盛韬光停了脚步,偏头看过去,盛骁风轻云淡的,“融盛我待了这么多年,总有我的人吧?我妈呢,是没咽下那口气,她主要恨的还是你,别把罪名按我头上,你自己出轨,你怪谁。”
盛韬光:“你是见不得家里清净。”
“我可以离开这家,反正我父母都离婚了,我是成年人,我可以选择不要你们任何一个。我离开,你就清净了。”
一番唇舌交战,盛韬光差点没给他气吐血。商场上那一套,全拿来对付他这个父亲了,威逼利诱的,哪儿还把他当父亲。
茶也没喝,负气而走,也放了狠话。
不过盛骁没放在心上。
第二天,袁鹿去医院看了袁美华后,就先回了樾城。
去盛家吃饭,她没有参与,裴丽说是家里外公外婆有点事儿,就让她先回去应付。
盛骁一眼就瞧出其中含义,大抵是被做好了思想工作。
他面上未露什么,饭吃到一半的时候就离席了。
不知情的没所谓,知情的心里就咯噔了。
袁鹿回到樾城,当天回家收拾了几件衣服就去外公外婆家里住几日。
江韧与她的航班前后脚,正好没遇上。
颜嫚说是要在北城留两天,有老朋友叙旧,她电话里这么说,但江韧大抵猜到是谁把她摁住了。
回到家里,应悦兰在睡觉,桂云姨知道他回来早就准备了菜,家门口摆着一些礼品,看来也有人登门拜访了。
桂云姨说是他那几个叔伯,专程过来看看,不过瞧着江韧不在,茶都没喝就直接走了。
估计是找他有事儿。
能有什么事儿,钱的事儿。
当初欠债的时候,没个人影,现在有钱,都想瓜分一笔,哪儿来那么好的事儿。
江韧上楼去看了看应悦兰,手脚没绑,但手腕上的淤青显著,人精瘦的,脸颊苍白。他拉了椅子过来坐在床边看着,床头放着一本相册,都是他的照片,从小到大。

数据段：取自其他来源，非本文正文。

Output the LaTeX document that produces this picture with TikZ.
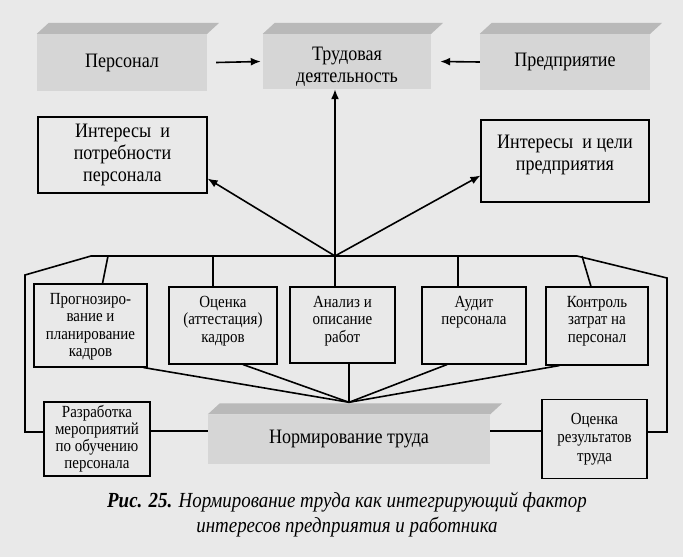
\documentclass[tikz,border=0pt]{standalone}
\usepackage{fontspec}
\setmainfont{Liberation Serif}[FakeStretch=0.88]
\usepackage{tikz}
\usetikzlibrary{arrows.meta}

\begin{document}
\begin{tikzpicture}[x=1pt,y=-1pt]
\tikzset{>={Latex[width=8pt,length=10pt]}}
\tikzstyle{brick} =[fill=gray!32, inner sep=0pt, align=center, font=\fontsize{20.5}{21.7}\selectfont]
\tikzstyle{roof} =[fill=gray!55]
\tikzstyle{frame} =[draw, line width=1.1pt, inner sep=0pt, align=center, font=\fontsize{20.5}{21.7}\selectfont]
\tikzstyle{unit} =[draw, line width=1.1pt, inner xsep=2pt, inner ysep=9pt, font=\fontsize{17}{17.5}\selectfont]
\tikzstyle{link} =[line width=1.6pt]
\tikzstyle{bar} =[line width=2.4pt]

% paper
\fill[gray!17] (0,0) rectangle (683,557);

% top row
\node[brick, minimum width=170pt, minimum height=57pt] (pers) at (122,62.5) {Персонал};
\node[brick, minimum width=168pt, minimum height=55pt] (trud) at (347,61.5) {\parbox[c][55pt][c]{168pt}{\centering\vspace*{10pt}Трудовая\\деятельность}};
\node[brick, minimum width=170pt, minimum height=56pt] (pred) at (565,62) {Предприятие};

\node[frame, minimum width=169pt, minimum height=76pt] (intp) at (122.5,155) {Интересы \ и\\потребности\\персонала};
\node[frame, inner xsep=2pt, inner ysep=15pt] (intc) at (565,161) {\parbox[c][52pt][t]{164pt}{\centering Интересы \ и цели\\предприятия}};

% second row
\node[unit] (prog) at (90.5,325.5) {\parbox[c][65pt][t]{109pt}{\centering Прогнозиро-\\вание и\\планирование\\кадров}};
\node[unit] (ocen) at (223,325.5) {\parbox[c][59pt][t]{104pt}{\centering Оценка\\(аттестация)\\кадров}};
\node[unit] (anal) at (342.5,325) {\parbox[c][58pt][t]{101pt}{\centering Анализ и\\описание\\работ}};
\node[unit] (audit) at (474,325.5) {\parbox[c][59pt][t]{100pt}{\centering Аудит\\персонала}};
\node[unit] (kontr) at (597,326) {\parbox[c][60pt][t]{98pt}{\centering Контроль\\затрат на\\персонал}};

% bottom row
\node[brick, minimum width=282pt, minimum height=49pt] (norm) at (349,439) {Нормирование труда};
\node[frame, font=\fontsize{17}{17}\selectfont, minimum width=106pt, minimum height=74pt] (razr) at (97,439) {Разработка\\мероприятий\\по обучению\\персонала};
\node[frame, font=\fontsize{17}{18.5}\selectfont, minimum width=105pt, minimum height=79pt] (ocres) at (594.5,439) {Оценка\\результатов\\труда};

\foreach \n in {pers,trud,pred,norm}
  \fill[roof] (\n.north west) -- ++(12,-11) -- ([shift={(12pt,11pt)}]\n.north east) -- (\n.north east) -- cycle;

\node[font=\fontsize{21.5}{25}\selectfont\itshape, align=center] (cap) at (347,515) {\textbf{Рис. 25.} Нормирование труда как интегрирующий фактор\\интересов предприятия и работника};

% hubs on the bar
\coordinate (barl) at (91,256);
\coordinate (barr) at (577,256);
\coordinate (hub) at (335,256);
\coordinate (low) at ([yshift=12pt]norm.north);
\foreach \p/\x in {b1/108,b2/213,b4/458,b5/582}
  \coordinate (\p) at (\x,256);

% arrows up
\draw[->,link] ([xshift=9pt]pers.east) -- ([xshift=-2pt]trud.west);
\draw[->,link] (pred.west) -- ([xshift=9pt]trud.east);
\draw[->,link] (hub) -- (hub |- trud.south);
\draw[->,link] (hub) -- ([yshift=15pt]intp.south east);
\draw[->,link] (hub) -- ([yshift=27pt]intc.south west);

% bar and ticks
\draw[bar] (barl) -- (barr);
\draw[link] (b1) -- ([xshift=12pt]prog.north);
\draw[link] (b2) -- ([xshift=-10pt]ocen.north);
\draw[link] (hub) -- (hub |- anal.north);
\draw[link] (b4) -- ([xshift=-16pt]audit.north);
\draw[link] (b5) -- ([xshift=-6pt]kontr.north);
\draw[link] (barl) -- (25,275) |- ([yshift=7pt]razr.west);
\draw[link] (barr) -- (667,278) |- ([yshift=7pt]ocres.east);

% fan down
\draw[link] ([xshift=-4pt]prog.south east) -- (low);
\draw[link] ([xshift=20pt]ocen.south) -- (low);
\draw[link] (low |- anal.south) -- (low);
\draw[link] ([xshift=-27pt]audit.south) -- (low);
\draw[link] ([xshift=14pt]kontr.south west) -- (low);
\draw[link] ([yshift=8pt]razr.east) -- ([yshift=8pt]norm.west);
\draw[link] ([yshift=8pt]norm.east) -- ([yshift=8pt]ocres.west);
\end{tikzpicture}
\end{document}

江韧拉过她的手,手指摸了摸手腕上的淤青,说:“妈,我找到他们了。那女人很厉害,离开爸爸以后也过的很好,甚至更好,她攀上了更厉害的权贵,改名换姓,成了上流太太。不知道我爸在地下,是该高兴,还是该伤心。可能会高兴吧,毕竟他把钱都给她,为的就是让她过的更好,让他们的儿子过的更好,现在确实如愿以偿,他们过的比谁都好。”
他伸手拨弄了一下她的发丝,细碎的发丝里,生了根根白发。
下午,他去了一趟殡仪馆,去看了看江一海,尸体保存的不出,不过跳楼自杀,面目全非,很难看。

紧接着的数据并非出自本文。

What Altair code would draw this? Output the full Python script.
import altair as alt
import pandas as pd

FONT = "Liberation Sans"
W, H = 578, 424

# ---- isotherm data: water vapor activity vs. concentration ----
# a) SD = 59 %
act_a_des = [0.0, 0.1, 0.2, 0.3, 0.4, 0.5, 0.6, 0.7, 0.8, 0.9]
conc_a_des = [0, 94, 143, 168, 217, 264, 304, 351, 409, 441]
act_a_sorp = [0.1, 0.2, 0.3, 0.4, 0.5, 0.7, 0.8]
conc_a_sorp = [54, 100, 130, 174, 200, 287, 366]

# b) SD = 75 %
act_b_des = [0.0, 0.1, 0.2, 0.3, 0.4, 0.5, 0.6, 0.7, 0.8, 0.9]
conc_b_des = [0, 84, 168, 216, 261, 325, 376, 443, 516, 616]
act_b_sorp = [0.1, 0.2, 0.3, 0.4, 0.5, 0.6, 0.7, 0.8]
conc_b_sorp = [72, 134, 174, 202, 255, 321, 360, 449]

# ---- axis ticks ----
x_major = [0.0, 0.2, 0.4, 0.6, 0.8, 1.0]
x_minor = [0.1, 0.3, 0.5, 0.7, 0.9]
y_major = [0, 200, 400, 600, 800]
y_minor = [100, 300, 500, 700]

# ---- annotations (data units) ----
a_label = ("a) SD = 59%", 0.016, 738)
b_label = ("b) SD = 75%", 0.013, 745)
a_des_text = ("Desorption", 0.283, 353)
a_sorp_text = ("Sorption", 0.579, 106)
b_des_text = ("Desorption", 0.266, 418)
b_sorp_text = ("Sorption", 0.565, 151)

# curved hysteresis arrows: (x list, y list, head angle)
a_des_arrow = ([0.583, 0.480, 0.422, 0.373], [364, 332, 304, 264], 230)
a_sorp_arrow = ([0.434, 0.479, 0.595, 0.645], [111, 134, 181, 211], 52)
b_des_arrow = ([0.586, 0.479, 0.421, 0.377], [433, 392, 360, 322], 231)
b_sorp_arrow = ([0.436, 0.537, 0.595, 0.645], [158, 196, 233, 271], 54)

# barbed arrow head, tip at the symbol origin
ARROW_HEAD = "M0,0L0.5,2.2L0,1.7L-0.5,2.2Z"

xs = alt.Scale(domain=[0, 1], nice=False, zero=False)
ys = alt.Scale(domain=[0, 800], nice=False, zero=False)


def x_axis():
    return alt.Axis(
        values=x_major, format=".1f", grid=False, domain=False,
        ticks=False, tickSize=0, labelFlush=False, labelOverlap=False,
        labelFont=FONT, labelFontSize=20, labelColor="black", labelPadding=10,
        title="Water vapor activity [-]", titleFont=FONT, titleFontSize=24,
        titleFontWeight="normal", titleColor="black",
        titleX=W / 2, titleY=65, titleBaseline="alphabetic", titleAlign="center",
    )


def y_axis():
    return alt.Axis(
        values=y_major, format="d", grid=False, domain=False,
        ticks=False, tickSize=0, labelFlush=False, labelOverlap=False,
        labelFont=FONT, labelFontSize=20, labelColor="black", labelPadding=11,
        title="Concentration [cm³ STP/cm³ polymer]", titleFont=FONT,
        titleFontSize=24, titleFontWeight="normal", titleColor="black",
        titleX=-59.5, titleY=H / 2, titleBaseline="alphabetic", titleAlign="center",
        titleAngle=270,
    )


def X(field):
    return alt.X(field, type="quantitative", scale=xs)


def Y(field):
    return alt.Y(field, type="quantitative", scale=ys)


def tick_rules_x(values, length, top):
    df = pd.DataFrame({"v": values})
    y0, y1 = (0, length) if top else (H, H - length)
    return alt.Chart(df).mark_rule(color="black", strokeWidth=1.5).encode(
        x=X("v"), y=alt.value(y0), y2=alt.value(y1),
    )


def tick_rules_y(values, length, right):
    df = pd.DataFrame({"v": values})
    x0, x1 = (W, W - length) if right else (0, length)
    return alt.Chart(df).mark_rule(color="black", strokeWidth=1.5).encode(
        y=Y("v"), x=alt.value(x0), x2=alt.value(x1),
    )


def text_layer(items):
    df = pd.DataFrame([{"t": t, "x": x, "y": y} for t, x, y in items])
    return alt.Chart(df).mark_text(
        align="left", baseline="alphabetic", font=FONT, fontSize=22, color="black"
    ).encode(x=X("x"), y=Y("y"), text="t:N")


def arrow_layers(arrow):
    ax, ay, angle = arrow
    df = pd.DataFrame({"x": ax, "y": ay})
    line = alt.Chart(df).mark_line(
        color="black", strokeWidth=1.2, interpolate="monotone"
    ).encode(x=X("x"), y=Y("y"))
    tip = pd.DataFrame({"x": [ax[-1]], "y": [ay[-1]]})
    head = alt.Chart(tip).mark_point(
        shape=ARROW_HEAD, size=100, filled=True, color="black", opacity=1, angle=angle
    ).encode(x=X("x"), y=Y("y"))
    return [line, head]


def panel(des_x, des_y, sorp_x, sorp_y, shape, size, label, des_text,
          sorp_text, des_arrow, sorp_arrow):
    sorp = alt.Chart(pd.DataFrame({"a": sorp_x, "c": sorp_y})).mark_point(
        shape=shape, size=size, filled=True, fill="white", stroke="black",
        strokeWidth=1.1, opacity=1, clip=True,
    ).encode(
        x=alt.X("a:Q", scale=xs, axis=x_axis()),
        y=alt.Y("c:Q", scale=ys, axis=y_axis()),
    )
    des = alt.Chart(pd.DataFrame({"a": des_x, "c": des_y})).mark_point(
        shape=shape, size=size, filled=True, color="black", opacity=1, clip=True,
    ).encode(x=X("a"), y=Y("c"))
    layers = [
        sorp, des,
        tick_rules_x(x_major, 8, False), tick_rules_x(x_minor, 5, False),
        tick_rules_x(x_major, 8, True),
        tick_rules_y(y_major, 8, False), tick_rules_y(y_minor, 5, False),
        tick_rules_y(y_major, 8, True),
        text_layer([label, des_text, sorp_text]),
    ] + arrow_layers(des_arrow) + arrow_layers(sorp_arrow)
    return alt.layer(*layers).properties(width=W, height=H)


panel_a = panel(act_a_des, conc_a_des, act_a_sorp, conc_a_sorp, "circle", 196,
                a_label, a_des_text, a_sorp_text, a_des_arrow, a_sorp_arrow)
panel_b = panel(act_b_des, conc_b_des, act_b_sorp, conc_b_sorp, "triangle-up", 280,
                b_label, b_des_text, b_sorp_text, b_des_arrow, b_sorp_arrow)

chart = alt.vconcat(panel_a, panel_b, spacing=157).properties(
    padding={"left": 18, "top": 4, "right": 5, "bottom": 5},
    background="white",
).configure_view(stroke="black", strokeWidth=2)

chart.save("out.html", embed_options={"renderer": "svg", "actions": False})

他只是看了看,又叫人继续冷藏着,总得叫他那亲爱的儿子来看看,否则该死不瞑目。
出了殡仪馆,这边有两三户在火化,人一批一批,哭得挺热闹。
江韧站在附近没动,掏了跟烟点上,慢吞吞的抽起来。
其中有一户大概也是死了父亲,那个年纪轻轻的男人,哭的不能自己。
一个家庭,父亲是顶梁柱,是妻子孩子的庇护者。
可惜他的父亲是别人的庇护者,精心养育另一个人,对他则是放养,从一开始就放弃了。所以在他临死之前,他拼尽全力保护了他们,把苦难留给了他和他的母亲。
他看完才离开。
江韧只在樾城留了两天就回了海市。